Spiace dire che un altro problema riguarda le specie aliene (o esotiche) che in totale sono circa 2.700 e di queste 1.500 sono animali. Invece circa 1.100 sono specie vegetali, funghi e batteri. Alcune di esse hanno un’enorme capacità di diffusione e possono essere dannose per la salute umana, per l’ambiente stesso e naturalmente per le attività economiche e in particolare per tutti coloro che lavorano nel settore agricolo. Un errore pensare che questo fenomeno sia nuovo. A cominciare dal Secondo dopoguerra per arrivare al decennio 1990-1999, le specie nuove aliene sono state 27 per ogni nuova stagione. Facile intuire in che modo esse siano arrivate fin qui: gli scambi commerciali in primis e poi il riscaldamento del Mediterraneo che ha portato specie tropicali nei nostri mari. Per quanto riguarda il resto, tra vegetali e animali, esiste un rischio forte di estinzione. Su 1.400 dei primi, 248 risultano minacciati e 32 con ogni probabilità già estinti. Per quanto riguarda gli animali, su 672 specie di vertebrati il 28% è sottoposto a un serio rischio di estinzione. Le cause vanno attribuite alla perdita graduale dell’habitat, dall’inquinamento e, anche se in maniera meno incisiva, anche dalla caccia.
Finalmente una buona notizia: le nostre aree protette e le riserve naturali, stando a questo primo rapporto, superano per ampiezza quelle europee e mondiali.

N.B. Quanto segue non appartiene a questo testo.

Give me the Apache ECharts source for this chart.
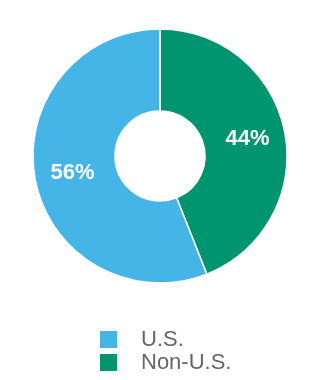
<!DOCTYPE html>
<html>
<head>
<meta charset="utf-8">
<script src="https://cdn.jsdelivr.net/npm/echarts@6/dist/echarts.min.js"></script>
<style>html,body{margin:0;padding:0;background:#fff;}#c{width:320px;height:380px;}</style>
</head>
<body>
<div id="c"></div>
<script>
const categories = ['Non-U.S.', 'U.S.'];
const values = [44, 56];
const legendOrder = ['U.S.', 'Non-U.S.'];
const colors = { 'U.S.': '#45b4e6', 'Non-U.S.': '#00946f' };

const chart = echarts.init(document.getElementById('c'), null, { renderer: 'canvas' });
chart.setOption({
  animation: false,
  legend: {
    data: legendOrder,
    orient: 'vertical',
    left: 98,
    top: 327,
    padding: 0,
    itemWidth: 19,
    itemHeight: 19,
    itemGap: -2,
    icon: 'rect',
    textStyle: { fontSize: 22, lineHeight: 19, color: '#666', fontFamily: 'Liberation Sans, Arial, sans-serif', padding: [6, 0, 0, 18] }
  },
  series: [{
    type: 'pie',
    center: [160, 156],
    radius: [45, 127],
    startAngle: 90,
    clockwise: true,
    silent: true,
    itemStyle: { borderColor: '#fff', borderWidth: 1.5 },
    label: {
      position: 'inside',
      formatter: '{c}%',
      color: '#fff',
      fontSize: 22,
      fontWeight: 'bold',
      fontFamily: 'Liberation Sans, Arial, sans-serif'
    },
    labelLine: { show: false },
    data: categories.map((n, i) => ({ name: n, value: values[i], itemStyle: { color: colors[n] } }))
  }]
});
</script>
</body>
</html>
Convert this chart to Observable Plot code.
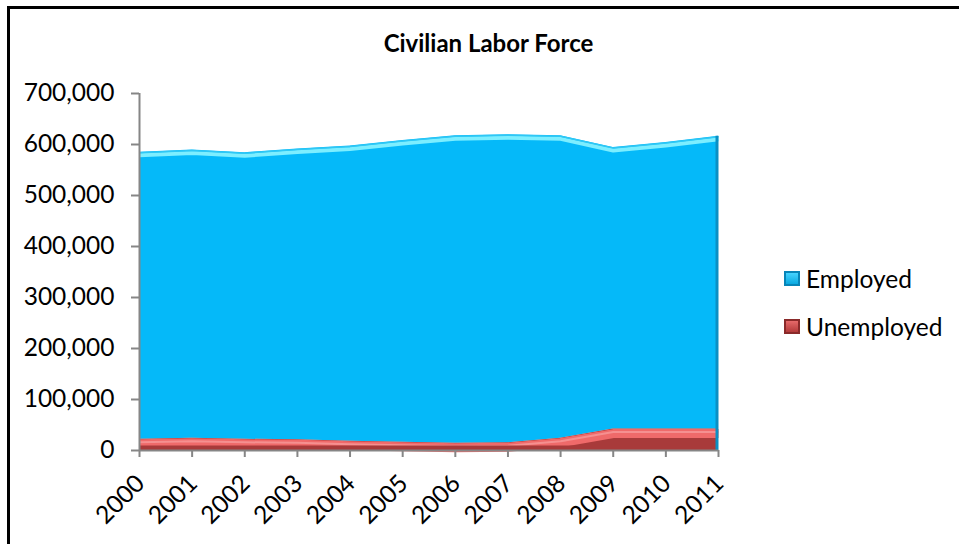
<!DOCTYPE html>
<html>
<head>
<meta charset="utf-8">
<script src="https://cdn.jsdelivr.net/npm/d3@7"></script>
<script src="https://cdn.jsdelivr.net/npm/@observablehq/plot@0.6"></script>
<style>
  html, body { margin: 0; padding: 0; background: #fff; overflow: hidden; }
  #wrap { position: relative; width: 959px; height: 544px; overflow: hidden; font-family: Lato, "Open Sans", sans-serif; }
  #border { position: absolute; left: 7px; top: 6px; width: 952px; height: 538px; border-left: 3px solid #000; border-top: 3px solid #000; box-sizing: border-box; }
  #title { position: absolute; left: 0; width: 977px; top: 28px; text-align: center; font-weight: bold; font-size: 24px; color: #000; }
  .leg { position: absolute; left: 784px; font-size: 24.5px; color: #000; display: flex; align-items: center; }
  .sw { width: 16px; height: 15px; margin-right: 6px; box-sizing: border-box; }
  svg { position: absolute; left: 0; top: 0; }
</style>
</head>
<body>
<div id="wrap">
  <div id="border"></div>
  <div id="chart"></div>
  <div id="title">Civilian Labor Force</div>
  <div class="leg" style="top:264px"><div class="sw" style="background:linear-gradient(#45d3ff,#0aa9e0);border:2px solid #0785b8"></div>Employed</div>
  <div class="leg" style="top:312px"><div class="sw" style="background:linear-gradient(#e66a6a,#b33a3a);border:2px solid #8a2a2a"></div>Unemployed</div>
</div>
<script>
const years = [2000, 2001, 2002, 2003, 2004, 2005, 2006, 2007, 2008, 2009, 2010, 2011];
const unemployed = [22000, 24000, 22000, 21000, 18000, 16000, 14000, 15000, 24000, 42000, 42000, 42000];
const employed = [563000, 565000, 562000, 570000, 579000, 592000, 603000, 604000, 593000, 552000, 562000, 574000];
const yTicks = [0, 100000, 200000, 300000, 400000, 500000, 600000, 700000];

const rows = years.map((year, i) => ({
  year,
  u: unemployed[i],
  total: unemployed[i] + employed[i]
}));

const axisGray = "#868686";

const chart = Plot.plot({
  width: 959,
  height: 544,
  marginLeft: 139,
  marginRight: 241,
  marginTop: 93,
  marginBottom: 94,
  style: { fontFamily: "Lato, 'Open Sans', sans-serif", background: "transparent", overflow: "visible" },
  x: { type: "linear", domain: [2000, 2011] },
  y: { domain: [0, 700000] },
  marks: [
    // Employed (stacked on unemployed)
    Plot.areaY(rows, { x: "year", y1: "u", y2: "total", fill: "#05b9f9" }),
    Plot.lineY(rows, { x: "year", y: "total", stroke: "#7deeff", strokeWidth: 4, dy: 3, strokeLinecap: "butt" }),
    Plot.lineY(rows, { x: "year", y: "total", stroke: "#2fc8f5", strokeWidth: 1.5, dy: 0.5, strokeLinecap: "butt" }),
    // Unemployed
    Plot.areaY(rows, { x: "year", y1: 0, y2: "u", fill: "#a83a3a" }),
    Plot.lineY(rows, { x: "year", y: "u", stroke: "#ef6a6a", strokeWidth: 9, dy: 4.5, strokeLinecap: "butt", strokeLinejoin: "round" }),
    Plot.lineY(rows, { x: "year", y: "u", stroke: "#f59090", strokeWidth: 2, dy: 3, strokeLinecap: "butt" }),
    Plot.areaY(rows, { x: "year", y1: 0, y2: d => Math.min(d.u, 9000), fill: "#a83a3a" }),
    // right edge shading
    Plot.ruleX([2011], { y1: 0, y2: rows[rows.length - 1].total, stroke: "#0a8fc4", strokeWidth: 3, dx: -1.5 }),
    // axis lines
    Plot.ruleX([2000], { y1: 0, y2: 700000, stroke: axisGray, strokeWidth: 2 }),
    Plot.ruleY([0], { x1: 2000, x2: 2011, stroke: axisGray, strokeWidth: 2 }),
    Plot.axisY({
      ticks: yTicks,
      tickFormat: d3.format(","),
      tickSize: 8,
      tickPadding: 17,
      fontSize: 24.5,
      stroke: axisGray,
      strokeWidth: 2,
      fill: "#000",
      label: null
    }),
    // x tick marks
    Plot.axisX({
      ticks: years,
      tickFormat: () => "",
      tickSize: 7,
      stroke: axisGray,
      strokeWidth: 2,
      label: null
    }),
    // x tick labels (rotated)
    Plot.axisX({
      ticks: years,
      tickFormat: d => String(d),
      tickSize: 0,
      tickPadding: 11,
      tickRotate: -45,
      fontSize: 24.5,
      fill: "#000",
      dx: 1,
      dy: 18,
      label: null
    })
  ]
});
document.getElementById("chart").appendChild(chart);
</script>
</body>
</html>
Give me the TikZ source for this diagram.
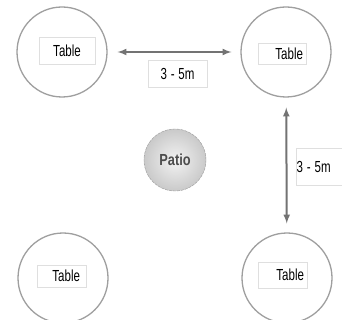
\documentclass[tikz,border=0pt]{standalone}
\usepackage{fontspec}
\setmainfont{Liberation Sans}
\newcommand{\narrow}[1]{\scalebox{0.72}[1]{#1}}
\begin{document}
\begin{tikzpicture}[x=1pt,y=-1pt]
\tikzset{table/.style={circle,draw=gray!75,line width=1.3pt,minimum size=90pt,inner sep=0pt},
tag/.style={draw=gray!25,fill=white,inner ysep=0pt,inner xsep=3pt,font=\fontsize{16}{18}\selectfont},
dist/.style={<->,>=latex,draw=black!55,line width=2pt,shorten <=10pt,shorten >=9pt}}
\useasboundingbox[fill=white](0,0) rectangle (342,320);
\node[table] (tl) at (62,52) {};
\node[table] (tr) at (286,52) {};
\node[table] (bl) at (63,278) {};
\node[table] (br) at (287,278) {};
\node[circle,draw=gray!80,dash pattern=on 3pt off 1pt,inner sep=0pt,minimum size=62pt,inner color=gray!10,outer color=gray!42,
  font=\fontsize{16}{18}\selectfont\bfseries,text=black!70] (patio) at (175,160) {\scalebox{0.8}[1]{Patio}};
% tags
\node[tag,text width=50pt,align=center,minimum height=27pt] (ttl) at (67,50.5) {\narrow{Table}};
\node[tag,text width=42pt,align=right,minimum height=21pt] (ttr) at (282,53.5) {\narrow{Table}};
\node[tag,text width=37pt,inner xsep=6pt,align=right,minimum height=22pt] (tbl) at (61.5,276) {\narrow{Table}};
\node[tag,text width=43pt,align=right,minimum height=26pt] (tbr) at (282.5,275) {\narrow{Table}};
% distances
\draw[dist] (tl) -- (tr);
\draw[dist] (tr) -- (br);
\node[tag,text width=53pt,align=center,minimum height=27pt] (dh) at (177.5,73.5) {\narrow{3 - 5m}};
\node[tag,text width=50pt,inner xsep=1pt,align=left,minimum height=37pt,anchor=west] (dv) at (295.5,166.5) {\narrow{3 - 5m}};
\end{tikzpicture}
\end{document}
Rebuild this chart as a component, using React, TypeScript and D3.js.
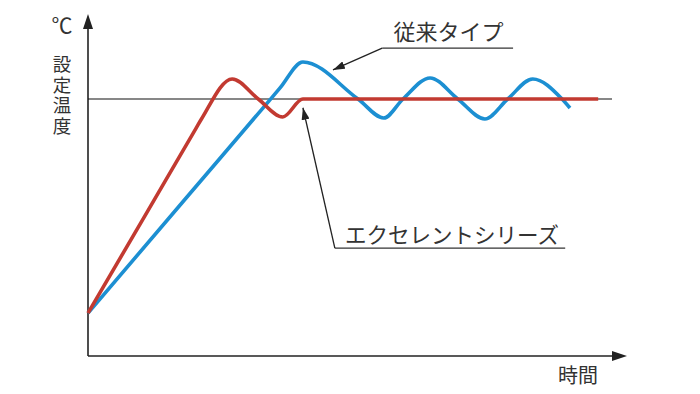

Infatti, se è vero che crescono calcestruzzo e asfalto, cresce anche la superficie forestale che copre quasi 12 milioni di ettari con una tendenza che si evidenzia in positivo, dunque destinata a crescere. Più nel dettaglio, si osserva che sono aumentati i boschi a scapito dei terreni dedicati all’agricoltura e al pascolo. Sono diminuiti appunto i terreni seminativi e gli agrumeti ma sono aumentati gli spazi per la viticoltura, gli uliveti e le risaie.
Altra buona notizia di cui il primo rapporto ci informa è il miglioramento dell’aria, per quanto questo possa sembrare strano. In realtà però è tutto molto spiegabile: di fatto gli inquinanti sono in forte decrescita e gli indicatori della qualità dell’aria lo confermano. Resta grave la situazione in Pianura Padana e nelle aree metropolitane, mentre nei centri minori piccoli miglioramenti si sono imposti.
Andando a contare i piani di intervento ambientale varati dal nostro Paese, scopriamo che se ne sono fatti ben 61 nel tempo. I risultati di tali strategie hanno risolto poco e nulla, pertanto serve muoversi con un approccio nuovo e arrivare a una razionalizzazione che sia in grado di contrastare seriamente i problemi succitati. Esiste uno stridente divario tra l’enormità delle imposte ambientali – 55.722 milioni di euro – e l’impiego effettivo del denaro dei contribuenti in misure ambientali, solo 578 milioni. Paghiamo imposte, soprattutto accise, sui prodotti energetici e sui mezzi di trasporto. Va da sé che un maggior impegno da parte del Governo su interventi ambientali degni di tale nome sarebbero non solo auspicabili, ma, data la gravità della depressione ambientale che stiamo vivendo, assolutamente necessari.